** start **

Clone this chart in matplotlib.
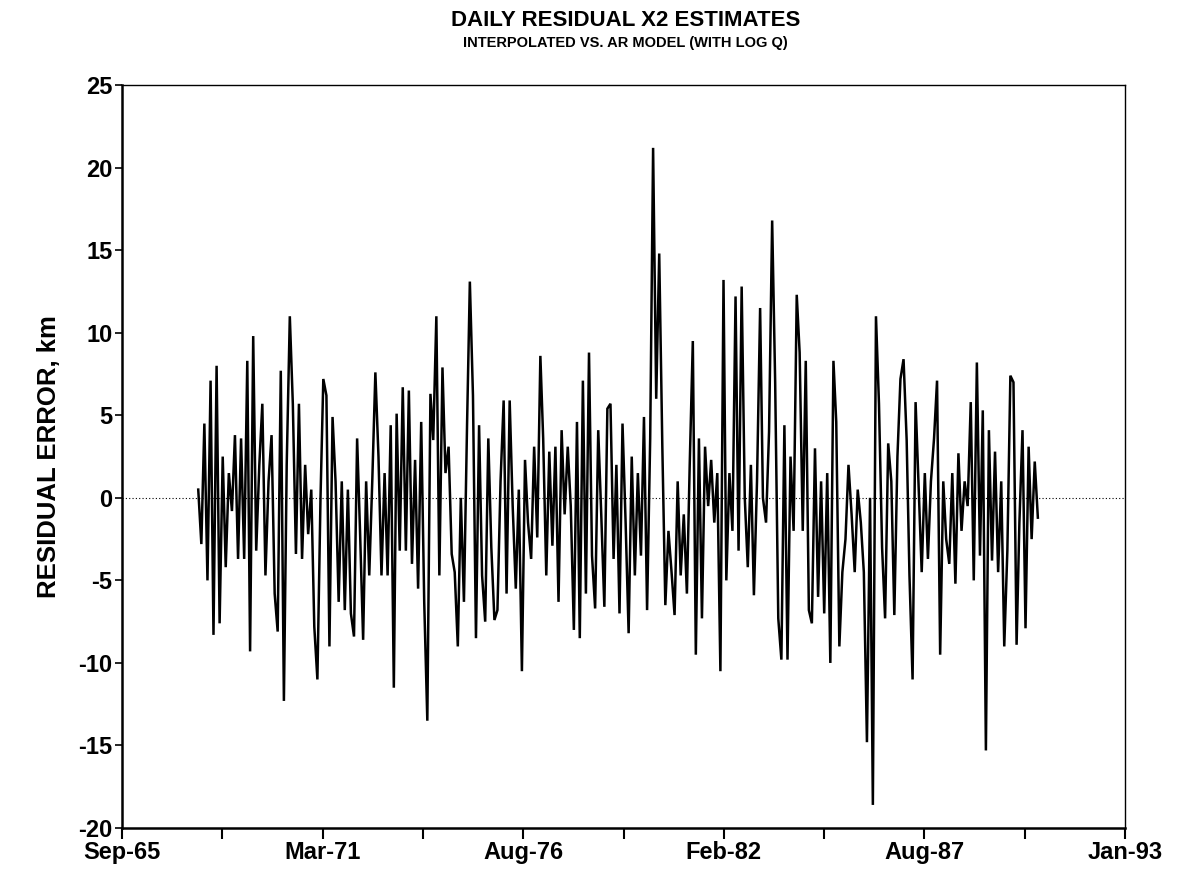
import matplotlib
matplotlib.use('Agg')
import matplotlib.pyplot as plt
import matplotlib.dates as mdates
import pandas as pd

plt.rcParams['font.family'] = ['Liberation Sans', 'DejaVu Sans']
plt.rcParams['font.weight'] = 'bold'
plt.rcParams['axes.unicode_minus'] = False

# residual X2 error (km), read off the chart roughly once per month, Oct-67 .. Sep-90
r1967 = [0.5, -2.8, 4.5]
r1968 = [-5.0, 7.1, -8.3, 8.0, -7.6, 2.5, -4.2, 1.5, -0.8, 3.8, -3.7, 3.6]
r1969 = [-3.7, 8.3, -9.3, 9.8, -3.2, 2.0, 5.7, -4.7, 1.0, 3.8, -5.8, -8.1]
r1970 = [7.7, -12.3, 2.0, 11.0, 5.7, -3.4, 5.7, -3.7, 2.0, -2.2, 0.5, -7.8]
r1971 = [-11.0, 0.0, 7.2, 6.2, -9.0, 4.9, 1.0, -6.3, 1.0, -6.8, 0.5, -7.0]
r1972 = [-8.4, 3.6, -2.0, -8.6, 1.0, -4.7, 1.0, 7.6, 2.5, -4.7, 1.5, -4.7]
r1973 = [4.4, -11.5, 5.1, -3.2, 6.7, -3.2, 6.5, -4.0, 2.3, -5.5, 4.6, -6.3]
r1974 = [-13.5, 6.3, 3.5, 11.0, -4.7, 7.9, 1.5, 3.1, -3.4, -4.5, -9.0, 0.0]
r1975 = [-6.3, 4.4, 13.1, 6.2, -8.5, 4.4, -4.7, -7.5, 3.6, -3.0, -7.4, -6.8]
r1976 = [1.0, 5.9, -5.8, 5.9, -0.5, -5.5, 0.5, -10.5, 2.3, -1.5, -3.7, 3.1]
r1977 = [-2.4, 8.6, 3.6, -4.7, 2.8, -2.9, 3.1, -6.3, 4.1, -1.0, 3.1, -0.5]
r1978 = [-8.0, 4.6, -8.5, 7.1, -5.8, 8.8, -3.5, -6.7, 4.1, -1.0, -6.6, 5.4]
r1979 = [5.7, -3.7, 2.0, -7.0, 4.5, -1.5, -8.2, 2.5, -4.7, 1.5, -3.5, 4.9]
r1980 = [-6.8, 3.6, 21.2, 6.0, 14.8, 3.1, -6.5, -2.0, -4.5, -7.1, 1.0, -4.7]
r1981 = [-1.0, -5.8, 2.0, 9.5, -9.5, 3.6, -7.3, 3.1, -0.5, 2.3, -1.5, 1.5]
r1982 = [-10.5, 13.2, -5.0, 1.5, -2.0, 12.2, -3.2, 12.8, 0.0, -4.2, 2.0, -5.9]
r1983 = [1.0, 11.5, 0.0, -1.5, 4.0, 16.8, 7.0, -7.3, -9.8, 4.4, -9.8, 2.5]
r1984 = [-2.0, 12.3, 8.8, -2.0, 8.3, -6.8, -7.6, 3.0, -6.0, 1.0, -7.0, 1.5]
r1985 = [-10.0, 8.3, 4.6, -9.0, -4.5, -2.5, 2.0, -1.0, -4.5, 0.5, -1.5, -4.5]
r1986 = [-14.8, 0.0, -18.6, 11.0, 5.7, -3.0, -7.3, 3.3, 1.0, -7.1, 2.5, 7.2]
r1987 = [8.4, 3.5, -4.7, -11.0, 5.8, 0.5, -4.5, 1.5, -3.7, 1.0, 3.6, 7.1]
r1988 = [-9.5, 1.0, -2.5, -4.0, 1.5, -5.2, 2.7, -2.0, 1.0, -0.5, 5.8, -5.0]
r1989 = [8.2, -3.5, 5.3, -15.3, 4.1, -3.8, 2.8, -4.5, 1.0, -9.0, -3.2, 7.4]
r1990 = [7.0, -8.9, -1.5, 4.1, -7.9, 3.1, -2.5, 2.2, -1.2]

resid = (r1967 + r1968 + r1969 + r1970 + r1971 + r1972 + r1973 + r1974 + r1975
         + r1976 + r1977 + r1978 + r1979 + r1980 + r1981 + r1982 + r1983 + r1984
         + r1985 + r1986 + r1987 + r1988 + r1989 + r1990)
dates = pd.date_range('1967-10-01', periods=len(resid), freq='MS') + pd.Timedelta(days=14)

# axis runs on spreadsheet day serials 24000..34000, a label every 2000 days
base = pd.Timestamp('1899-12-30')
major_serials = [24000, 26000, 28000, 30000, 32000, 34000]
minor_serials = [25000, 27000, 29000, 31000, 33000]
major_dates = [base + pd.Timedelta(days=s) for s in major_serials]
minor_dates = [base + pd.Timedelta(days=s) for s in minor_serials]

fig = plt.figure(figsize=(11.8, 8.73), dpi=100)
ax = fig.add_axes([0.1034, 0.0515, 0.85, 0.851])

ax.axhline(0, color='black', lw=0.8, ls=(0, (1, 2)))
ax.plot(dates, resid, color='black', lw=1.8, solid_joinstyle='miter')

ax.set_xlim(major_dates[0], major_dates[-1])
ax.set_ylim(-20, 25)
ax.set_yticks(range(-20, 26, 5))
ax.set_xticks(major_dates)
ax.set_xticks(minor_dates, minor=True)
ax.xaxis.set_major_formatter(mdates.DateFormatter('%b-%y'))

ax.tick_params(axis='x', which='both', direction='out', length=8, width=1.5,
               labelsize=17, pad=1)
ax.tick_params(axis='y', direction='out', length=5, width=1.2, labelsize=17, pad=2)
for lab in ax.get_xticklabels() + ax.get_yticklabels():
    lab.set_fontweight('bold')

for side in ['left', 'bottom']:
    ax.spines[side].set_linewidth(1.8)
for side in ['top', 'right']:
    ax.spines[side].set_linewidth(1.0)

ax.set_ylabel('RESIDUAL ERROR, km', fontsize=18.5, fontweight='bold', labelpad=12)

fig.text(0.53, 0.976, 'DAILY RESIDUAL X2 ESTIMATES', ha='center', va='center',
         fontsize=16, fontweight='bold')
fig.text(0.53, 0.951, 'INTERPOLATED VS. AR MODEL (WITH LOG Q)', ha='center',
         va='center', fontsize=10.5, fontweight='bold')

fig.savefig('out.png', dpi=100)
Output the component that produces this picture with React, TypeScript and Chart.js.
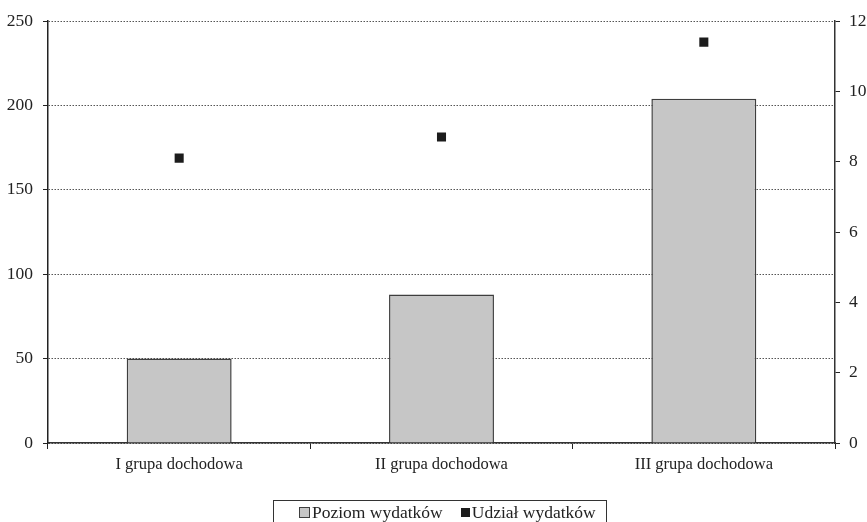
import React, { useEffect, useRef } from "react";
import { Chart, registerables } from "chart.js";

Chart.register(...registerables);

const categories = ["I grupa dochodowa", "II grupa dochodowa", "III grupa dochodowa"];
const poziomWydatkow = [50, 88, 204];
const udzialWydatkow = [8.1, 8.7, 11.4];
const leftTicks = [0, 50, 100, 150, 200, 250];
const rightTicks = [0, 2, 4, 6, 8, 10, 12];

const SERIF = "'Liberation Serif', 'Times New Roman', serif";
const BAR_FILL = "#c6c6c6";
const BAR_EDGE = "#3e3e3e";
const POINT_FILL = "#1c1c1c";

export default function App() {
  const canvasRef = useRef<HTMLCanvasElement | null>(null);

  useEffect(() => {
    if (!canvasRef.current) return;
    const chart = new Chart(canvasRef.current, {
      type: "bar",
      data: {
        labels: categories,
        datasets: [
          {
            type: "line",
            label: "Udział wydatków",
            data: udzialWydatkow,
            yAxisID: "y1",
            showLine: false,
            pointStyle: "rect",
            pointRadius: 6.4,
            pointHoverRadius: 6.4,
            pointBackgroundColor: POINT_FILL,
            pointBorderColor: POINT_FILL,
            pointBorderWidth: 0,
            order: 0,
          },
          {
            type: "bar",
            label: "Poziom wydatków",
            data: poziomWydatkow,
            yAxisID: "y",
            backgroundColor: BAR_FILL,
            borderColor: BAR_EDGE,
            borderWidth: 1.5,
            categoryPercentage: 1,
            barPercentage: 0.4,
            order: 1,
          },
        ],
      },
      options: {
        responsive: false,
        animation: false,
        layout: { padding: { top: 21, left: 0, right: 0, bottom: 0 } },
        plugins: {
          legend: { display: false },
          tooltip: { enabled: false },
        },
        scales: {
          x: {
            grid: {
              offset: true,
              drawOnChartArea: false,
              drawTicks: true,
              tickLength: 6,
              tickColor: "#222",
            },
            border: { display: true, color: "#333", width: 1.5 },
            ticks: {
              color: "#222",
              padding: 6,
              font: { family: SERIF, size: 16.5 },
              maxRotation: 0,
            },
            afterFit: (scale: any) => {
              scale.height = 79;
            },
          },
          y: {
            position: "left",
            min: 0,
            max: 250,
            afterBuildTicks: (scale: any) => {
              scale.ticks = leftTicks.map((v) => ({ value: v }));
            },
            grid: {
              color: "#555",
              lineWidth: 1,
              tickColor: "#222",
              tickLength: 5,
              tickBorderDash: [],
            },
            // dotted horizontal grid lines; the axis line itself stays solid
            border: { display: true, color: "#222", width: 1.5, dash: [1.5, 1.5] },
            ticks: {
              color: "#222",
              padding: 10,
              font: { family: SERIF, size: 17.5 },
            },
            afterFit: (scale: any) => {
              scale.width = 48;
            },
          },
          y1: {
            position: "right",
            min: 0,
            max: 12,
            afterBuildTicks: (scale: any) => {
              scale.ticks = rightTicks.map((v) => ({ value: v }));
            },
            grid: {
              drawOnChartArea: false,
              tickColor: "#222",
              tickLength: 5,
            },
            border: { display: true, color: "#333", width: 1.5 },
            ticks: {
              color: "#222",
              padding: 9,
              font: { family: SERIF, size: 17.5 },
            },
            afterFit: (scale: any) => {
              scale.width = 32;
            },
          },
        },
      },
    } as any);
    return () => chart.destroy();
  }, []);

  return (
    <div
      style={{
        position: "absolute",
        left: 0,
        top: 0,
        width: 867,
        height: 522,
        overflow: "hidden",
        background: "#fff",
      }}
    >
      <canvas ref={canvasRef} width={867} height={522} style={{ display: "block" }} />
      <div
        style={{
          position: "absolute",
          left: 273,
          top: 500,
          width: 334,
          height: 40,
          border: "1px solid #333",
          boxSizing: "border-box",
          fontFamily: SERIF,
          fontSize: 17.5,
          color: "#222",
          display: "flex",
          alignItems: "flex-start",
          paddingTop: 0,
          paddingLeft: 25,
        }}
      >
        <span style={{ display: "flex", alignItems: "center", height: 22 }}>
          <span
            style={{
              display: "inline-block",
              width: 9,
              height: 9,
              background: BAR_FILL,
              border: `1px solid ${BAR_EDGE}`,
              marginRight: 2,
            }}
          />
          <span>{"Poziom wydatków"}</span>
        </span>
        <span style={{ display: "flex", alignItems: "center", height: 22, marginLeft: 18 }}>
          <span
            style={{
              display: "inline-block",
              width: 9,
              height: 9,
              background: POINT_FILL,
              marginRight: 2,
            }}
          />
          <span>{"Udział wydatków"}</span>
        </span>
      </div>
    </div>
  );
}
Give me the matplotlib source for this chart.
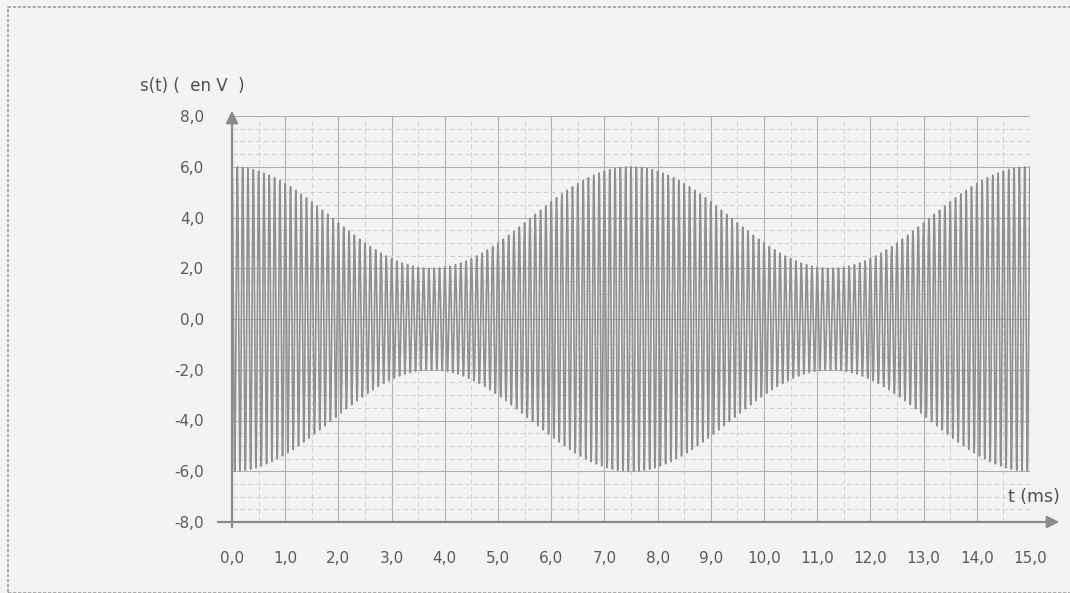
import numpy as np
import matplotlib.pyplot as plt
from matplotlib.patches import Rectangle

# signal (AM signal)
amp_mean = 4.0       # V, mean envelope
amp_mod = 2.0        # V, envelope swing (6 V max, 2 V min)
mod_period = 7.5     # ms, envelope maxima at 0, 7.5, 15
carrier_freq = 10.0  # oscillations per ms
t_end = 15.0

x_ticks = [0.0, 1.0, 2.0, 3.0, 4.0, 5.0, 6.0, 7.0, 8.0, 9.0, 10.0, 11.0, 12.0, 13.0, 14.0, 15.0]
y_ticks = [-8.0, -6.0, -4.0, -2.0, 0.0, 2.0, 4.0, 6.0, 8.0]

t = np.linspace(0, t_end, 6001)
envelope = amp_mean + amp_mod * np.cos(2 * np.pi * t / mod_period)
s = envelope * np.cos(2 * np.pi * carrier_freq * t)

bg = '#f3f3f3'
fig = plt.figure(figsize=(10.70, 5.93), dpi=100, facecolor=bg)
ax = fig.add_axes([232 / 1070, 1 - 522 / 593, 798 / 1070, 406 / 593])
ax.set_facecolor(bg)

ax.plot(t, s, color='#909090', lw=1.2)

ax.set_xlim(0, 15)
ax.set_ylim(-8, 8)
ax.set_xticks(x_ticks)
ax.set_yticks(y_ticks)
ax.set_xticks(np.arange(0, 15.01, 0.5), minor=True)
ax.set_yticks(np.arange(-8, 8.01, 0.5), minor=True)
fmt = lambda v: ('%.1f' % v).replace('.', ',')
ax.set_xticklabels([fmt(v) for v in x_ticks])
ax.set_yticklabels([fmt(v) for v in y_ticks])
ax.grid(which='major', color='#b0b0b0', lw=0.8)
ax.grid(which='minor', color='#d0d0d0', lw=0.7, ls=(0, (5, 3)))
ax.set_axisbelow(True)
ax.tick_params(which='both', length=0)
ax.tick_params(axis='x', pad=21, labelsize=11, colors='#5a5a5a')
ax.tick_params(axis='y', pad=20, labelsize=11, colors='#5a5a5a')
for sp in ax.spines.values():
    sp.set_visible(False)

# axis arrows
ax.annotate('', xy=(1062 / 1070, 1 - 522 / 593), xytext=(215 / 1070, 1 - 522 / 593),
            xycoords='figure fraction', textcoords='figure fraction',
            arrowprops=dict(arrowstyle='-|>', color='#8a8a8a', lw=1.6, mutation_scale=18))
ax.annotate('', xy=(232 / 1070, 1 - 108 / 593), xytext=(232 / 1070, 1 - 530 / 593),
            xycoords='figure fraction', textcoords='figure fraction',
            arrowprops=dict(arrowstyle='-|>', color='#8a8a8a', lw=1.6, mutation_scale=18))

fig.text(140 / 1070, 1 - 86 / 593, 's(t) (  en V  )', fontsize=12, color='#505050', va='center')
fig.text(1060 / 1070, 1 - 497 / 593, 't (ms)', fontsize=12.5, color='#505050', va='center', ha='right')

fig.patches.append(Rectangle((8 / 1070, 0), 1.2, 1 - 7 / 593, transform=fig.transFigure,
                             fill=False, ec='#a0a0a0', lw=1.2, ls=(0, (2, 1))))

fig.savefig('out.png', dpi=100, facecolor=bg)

** end **

## GIVEN TASK
Reproduce the data above exactly, but only from the line containing "Give me the matplotlib source for this chart." through the line containing "ax.plot(t, s, color='#909090', lw=1.2)"; skip the pictures.

## EXERCISE RESPONSE
Give me the matplotlib source for this chart.
import numpy as np
import matplotlib.pyplot as plt
from matplotlib.patches import Rectangle

# signal (AM signal)
amp_mean = 4.0       # V, mean envelope
amp_mod = 2.0        # V, envelope swing (6 V max, 2 V min)
mod_period = 7.5     # ms, envelope maxima at 0, 7.5, 15
carrier_freq = 10.0  # oscillations per ms
t_end = 15.0

x_ticks = [0.0, 1.0, 2.0, 3.0, 4.0, 5.0, 6.0, 7.0, 8.0, 9.0, 10.0, 11.0, 12.0, 13.0, 14.0, 15.0]
y_ticks = [-8.0, -6.0, -4.0, -2.0, 0.0, 2.0, 4.0, 6.0, 8.0]

t = np.linspace(0, t_end, 6001)
envelope = amp_mean + amp_mod * np.cos(2 * np.pi * t / mod_period)
s = envelope * np.cos(2 * np.pi * carrier_freq * t)

bg = '#f3f3f3'
fig = plt.figure(figsize=(10.70, 5.93), dpi=100, facecolor=bg)
ax = fig.add_axes([232 / 1070, 1 - 522 / 593, 798 / 1070, 406 / 593])
ax.set_facecolor(bg)

ax.plot(t, s, color='#909090', lw=1.2)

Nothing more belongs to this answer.